Ao invés de encarar apoio à reforma como um favor que os Estados fazem à União, a reforma tem que ser vista pelo que é: um benefício aos estados. É o sucesso da reforma que vai definir se os governadores conseguirão governar quatro anos em tempos de paz ou de tensão constante.
União e Estados estão todos no mesmo barco, e não é uma injeçãozinha de mitigação de sufoco que vai resolver os problemas estruturais do pacto federativo.
Qualquer cheque enviado aos Estados vai acabar virando aumento de salário e de gastos. Já chegou a hora de empurrarmos com a barriga: é preciso, finalmente, fazer a reforma pelo lado da despesa.
E, ainda que houvesse um condicionamento da divisão do butim do pré-sal à aprovação da reforma, há um outro problema: o novo Governo não parece ter o seu projeto de reforma, e o Congresso atual não está disposto a votar o projeto desenhado pelo Governo Temer.
Em outras palavras: o novo Governo pode acabar entregando o ouro sem receber nada em troca.
Para viabilizar a partilha, o próximo Governo precisa do atual.

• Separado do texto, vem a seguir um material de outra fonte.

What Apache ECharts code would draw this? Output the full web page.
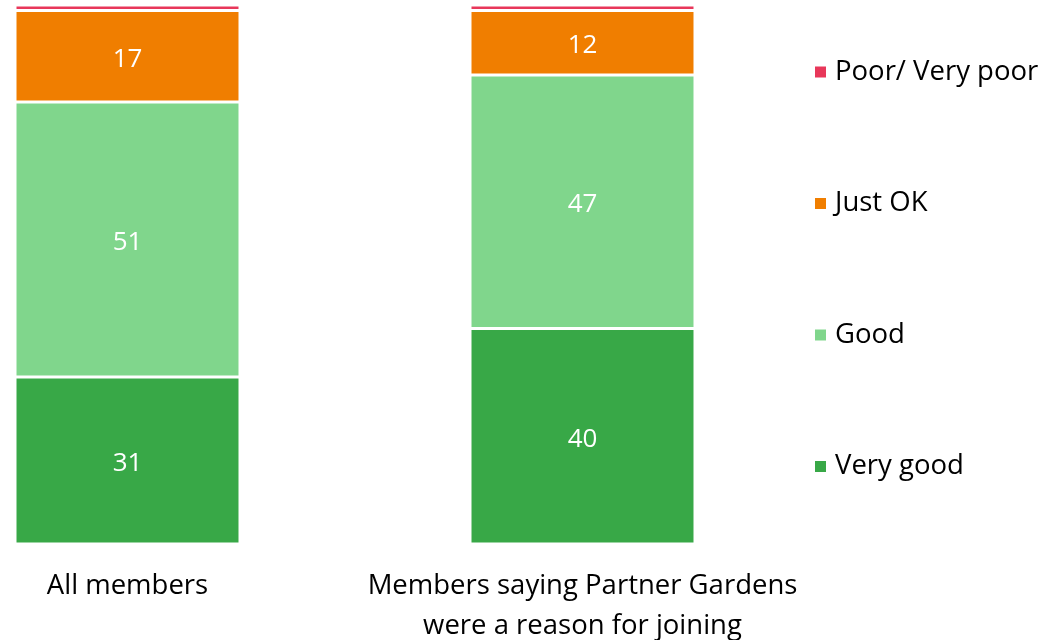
<!DOCTYPE html>
<html>
<head>
<meta charset="utf-8">
<style>
  html, body { margin: 0; padding: 0; background: #fff; }
  #chart { width: 1048px; height: 640px; }
</style>
<script src="https://cdn.jsdelivr.net/npm/echarts@6/dist/echarts.min.js"></script>
</head>
<body>
<div id="chart"></div>
<script>
// Rating shares (%) for each member group
const categories = ['All members', 'Members saying Partner Gardens\nwere a reason for joining'];
const veryGood = [31, 40];
const good = [51, 47];
const justOk = [17, 12];
const poor = [1, 1];
const seriesNames = ['Very good', 'Good', 'Just OK', 'Poor/ Very poor'];
const seriesColors = ['#38A847', '#80D68C', '#F07E00', '#E8375A'];

const font = 'Open Sans, Noto Sans, sans-serif';
const chart = echarts.init(document.getElementById('chart'));

function makeSeries(name, values, color, showLabel) {
  return {
    name: name,
    type: 'bar',
    stack: 'total',
    barWidth: 225,
    clip: false,
    data: values,
    itemStyle: { color: color, borderColor: '#fff', borderWidth: 1.5 },
    label: {
      show: showLabel,
      position: 'inside',
      offset: [0, 3],
      color: '#fff',
      fontFamily: font,
      fontSize: 26
    },
    emphasis: { disabled: true }
  };
}

chart.setOption({
  animation: false,
  grid: {
    left: 127.5,
    right: 465.5,
    top: 5,
    bottom: 96,
    containLabel: false,
    outerBoundsMode: 'none'
  },
  legend: {
    orient: 'vertical',
    left: 808,
    top: 48,
    data: seriesNames.slice().reverse(),
    icon: 'rect',
    itemWidth: 13,
    itemHeight: 13,
    itemGap: 93.5,
    textStyle: {
      fontFamily: font,
      fontSize: 27.5,
      color: '#000',
      lineHeight: 38,
      padding: [0, 0, 0, 3]
    }
  },
  xAxis: {
    type: 'category',
    data: categories,
    boundaryGap: false,
    axisLine: { show: false },
    axisTick: { show: false },
    axisLabel: {
      interval: 0,
      showMinLabel: true,
      showMaxLabel: true,
      margin: 22,
      fontFamily: font,
      fontSize: 27.5,
      color: '#000',
      lineHeight: 40
    }
  },
  yAxis: {
    type: 'value',
    min: 0,
    max: 100,
    show: false,
    splitLine: { show: false }
  },
  series: [
    makeSeries(seriesNames[0], veryGood, seriesColors[0], true),
    makeSeries(seriesNames[1], good, seriesColors[1], true),
    makeSeries(seriesNames[2], justOk, seriesColors[2], true),
    makeSeries(seriesNames[3], poor, seriesColors[3], false)
  ]
});
</script>
</body>
</html>
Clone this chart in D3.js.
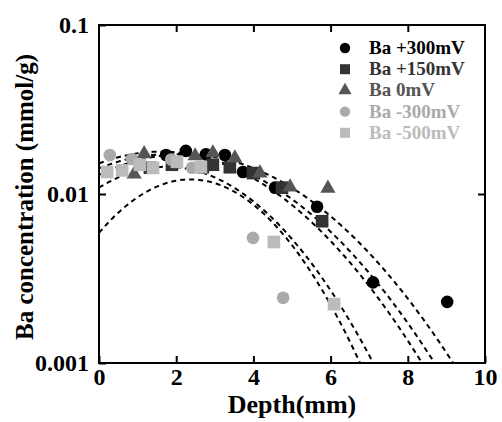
<!DOCTYPE html>
<html>
<head>
<meta charset="utf-8">
<script src="https://cdn.jsdelivr.net/npm/d3@7"></script>
<style>
  body { margin: 0; background: #fff; }
  svg { display: block; font-family: "Liberation Serif", "Times New Roman", serif; font-weight: bold; }
</style>
</head>
<body>
<script>
// data (depth in mm, concentration in mmol/g)
var depthP300 = [1.74, 2.25, 2.77, 3.26, 3.73, 4.56, 5.65, 7.10, 9.02];
var concP300  = [0.0170, 0.0180, 0.0172, 0.0170, 0.0135, 0.0109, 0.0084, 0.0030, 0.0023];

var depthP150 = [1.32, 1.89, 2.69, 2.95, 3.39, 3.99, 4.74, 5.78];
var concP150  = [0.0143, 0.0149, 0.0144, 0.0149, 0.0144, 0.0133, 0.0109, 0.0069];

var depthZero = [0.91, 1.17, 2.49, 2.95, 3.52, 4.17, 4.95, 5.93];
var concZero  = [0.0131, 0.0173, 0.0168, 0.0175, 0.0163, 0.0133, 0.0110, 0.0108];

var depthM300 = [0.28, 0.85, 1.87, 2.41, 3.99, 4.77];
var concM300  = [0.0170, 0.0161, 0.0160, 0.0143, 0.0055, 0.00243];

var depthM500 = [0.21, 0.60, 1.06, 1.40, 2.02, 2.64, 4.53, 6.09];
var concM500  = [0.0135, 0.0138, 0.0149, 0.0143, 0.0155, 0.0144, 0.0052, 0.00223];

var seriesNames = ["Ba +300mV", "Ba +150mV", "Ba 0mV", "Ba -300mV", "Ba -500mV"];

// gaussian fit curves: peak value, peak depth, log-curvature
var fitPeak   = [0.0122, 0.0145, 0.0178, 0.0172, 0.0172];
var fitCenter = [2.37, 1.75, 1.6, 1.8, 2.2];
var fitK      = [0.0563, 0.0405, 0.0273, 0.026, 0.0254];

var xTicks = [0, 2, 4, 6, 8, 10];
var yTicks = [0.001, 0.01, 0.1];
var yTickLabels = ["0.001", "0.01", "0.1"];

var W = 502, H = 422;
var margin = {top: 25, right: 17, bottom: 59, left: 99};
var width = W - margin.left - margin.right;
var height = H - margin.top - margin.bottom;

var svg = d3.select("body").append("svg")
    .attr("width", W)
    .attr("height", H);

var g = svg.append("g")
    .attr("transform", "translate(" + margin.left + "," + margin.top + ")");

var x = d3.scaleLinear().domain([0, 10]).range([0, width]);
var y = d3.scaleLog().domain([0.001, 0.1]).range([height, 0]);

g.append("clipPath").attr("id", "plotclip")
  .append("rect").attr("width", width).attr("height", height);

// fit curves
var line = d3.line()
    .x(function(d) { return x(d[0]); })
    .y(function(d) { return y(d[1]); });

var curveGroup = g.append("g").attr("clip-path", "url(#plotclip)");
fitPeak.forEach(function(p, i) {
    var pts = d3.range(0, 10.001, 0.05).map(function(t) {
        var lg = Math.log10(p) - fitK[i] * (t - fitCenter[i]) * (t - fitCenter[i]);
        return [t, Math.pow(10, lg)];
    });
    curveGroup.append("path")
        .datum(pts)
        .attr("fill", "none")
        .attr("stroke", "#000")
        .attr("stroke-width", 2)
        .attr("stroke-dasharray", "5,4")
        .attr("d", line);
});

// markers
var series = [
    {depth: depthP300, conc: concP300, shape: d3.symbolCircle,   color: "#000"},
    {depth: depthP150, conc: concP150, shape: d3.symbolSquare,   color: "#333"},
    {depth: depthZero, conc: concZero, shape: d3.symbolTriangle, color: "#555"},
    {depth: depthM300, conc: concM300, shape: d3.symbolCircle,   color: "#aaa"},
    {depth: depthM500, conc: concM500, shape: d3.symbolSquare,   color: "#bbb"}
];

function markerSize(shape, big) {
    if (shape === d3.symbolCircle) return big ? 125 : 85;
    if (shape === d3.symbolSquare) return big ? 160 : 100;
    return big ? 100 : 75;
}

series.forEach(function(s) {
    var sym = d3.symbol().type(s.shape).size(markerSize(s.shape, true));
    g.append("g").selectAll("path")
        .data(s.depth.map(function(d, i) { return [d, s.conc[i]]; }))
        .enter().append("path")
        .attr("d", sym)
        .attr("fill", s.color)
        .attr("transform", function(d) {
            return "translate(" + x(d[0]) + "," + y(d[1]) + ")";
        });
});

// axes, ticks pointing inward
var xAxis = d3.axisBottom(x).tickValues(xTicks).tickSize(-7).tickPadding(5).tickFormat(d3.format("d"));
var yAxis = d3.axisLeft(y).tickValues(yTicks).tickSize(-7).tickPadding(10)
    .tickFormat(function(d, i) { return yTickLabels[i]; });

g.append("g").attr("transform", "translate(0," + height + ")").call(xAxis);
g.append("g").call(yAxis);

g.append("g").call(d3.axisTop(x).tickValues(xTicks.slice(1, -1)).tickSize(-7).tickFormat(""));
g.append("g").attr("transform", "translate(" + width + ",0)")
    .call(d3.axisRight(y).tickValues([0.01]).tickSize(-7).tickFormat(""));

g.selectAll(".domain").remove();
g.selectAll(".tick line").attr("stroke", "#000").attr("stroke-width", 2);
g.selectAll(".tick text").attr("fill", "#000").style("font-size", "24px")
    .style("font-family", "Liberation Serif, serif").style("font-weight", "bold");

g.append("rect")
    .attr("width", width).attr("height", height)
    .attr("fill", "none").attr("stroke", "#000").attr("stroke-width", 2);

// axis titles
svg.append("text")
    .attr("x", margin.left + width / 2)
    .attr("y", 413)
    .attr("text-anchor", "middle")
    .style("font-size", "26px")
    .text("Depth(mm)");

svg.append("text")
    .attr("transform", "translate(33," + 197 + ") rotate(-90)")
    .attr("text-anchor", "middle")
    .style("font-size", "25px")
    .text("Ba concentration (mmol/g)");

// legend
var legend = svg.append("g").attr("transform", "translate(345,48)");
series.forEach(function(s, i) {
    var row = legend.append("g").attr("transform", "translate(0," + (i * 21.2) + ")");
    row.append("path")
        .attr("d", d3.symbol().type(s.shape).size(markerSize(s.shape, false)))
        .attr("fill", s.color);
    row.append("text")
        .attr("x", 24)
        .attr("y", 6)
        .attr("fill", s.color)
        .style("font-size", "19px")
        .text(seriesNames[i]);
});
</script>
</body>
</html>
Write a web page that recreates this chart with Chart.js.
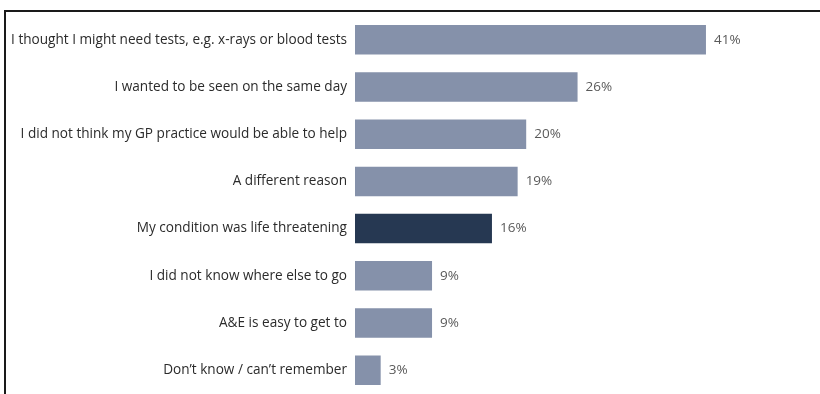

Para não atrasar a tramitação do projeto que autoriza o leilão, a partilha terá que ser viabilizada por uma Medida Provisória, que teria de ser encaminhada pela Fazenda ao Planalto.
Tanto o Ministro da Fazenda, Eduardo Guardia, quanto sua No. 2, Ana Paula Vescovi, estão dizendo a portas fechadas que não assinariam uma MP que dê a partilha “de graça” aos Estados.
Basta ler os jornais: a maioria esmagadora dos Estados não tem feito o dever de casa, não tem enxugado custos, não quer privatizar, e tem feito corpo mole na Previdência.
Sem disposição para colocar seus nomes no que consideram ser uma má política pública, Guardia e Vescovi estão exigindo contrapartidas — ou então que o próximo Governo edite a sua própria MP.
Um detalhe técnico mostra como esse papo de divisão com os Estados chega a ser surreal: se a Fazenda atual concordar em repartir, digamos, R$ 20 bilhões com os Estados, a Lei do Teto obriga que eles cortem R$ 20 bilhões em outra parte do Orçamento. A fila para receber o butim está repleta de governadores, mas a fila de corporações dispostas a aceitar os cortes, curiosamente, está deserta.
O lobby dos Estados é liderado pelo presidente do Senado, Eunicio Oliveira, um representante máximo da forma como as coisas são feitas no Congresso atual.
Vendo o meio de campo embolado, e sentindo a falta de estratégia do futuro governo, Eunicio ainda colocou um jabuti na conversa: um PL que concede benefícios fiscais a empresas localizadas nas áreas da Sudene e da Sudam. Nada mais moderno… disruptivo…
Enquanto isso, segundo o Estadão, Eduardo Bolsonaro disse ontem em Washington que o governo “talvez não consiga aprovar” a Previdência. É uma sinalização preocupante, o equivalente a suspirar ao receber suas cartas no jogo de pôquer. Todo mundo nota, e você fica mais vulnerável.
Não nos iludamos: na economia, a luta do ‘Brasil velho’ — que reza na cartilha do ‘venha a nós o vosso reino’ — contra o ‘Brasil novo’ — o Estado mais leve e eficiente que Guedes e sua equipe querem instaurar — será épica.
O próximo Governo deveria falar mais duro, e Bolsonaro deveria usar sua popularidade para explicar ao País a necessidade urgente da reforma da Previdência.
Mais: deveria insistir obsessivamente do assunto, porque, sem esta reforma, a volta da confiança será um voo de galinha, e, sem investimentos pesados do setor privado, seu Governo perderá popularidade mais rápido do que se imagina.
Tomara que o problema não seja falta de convicção.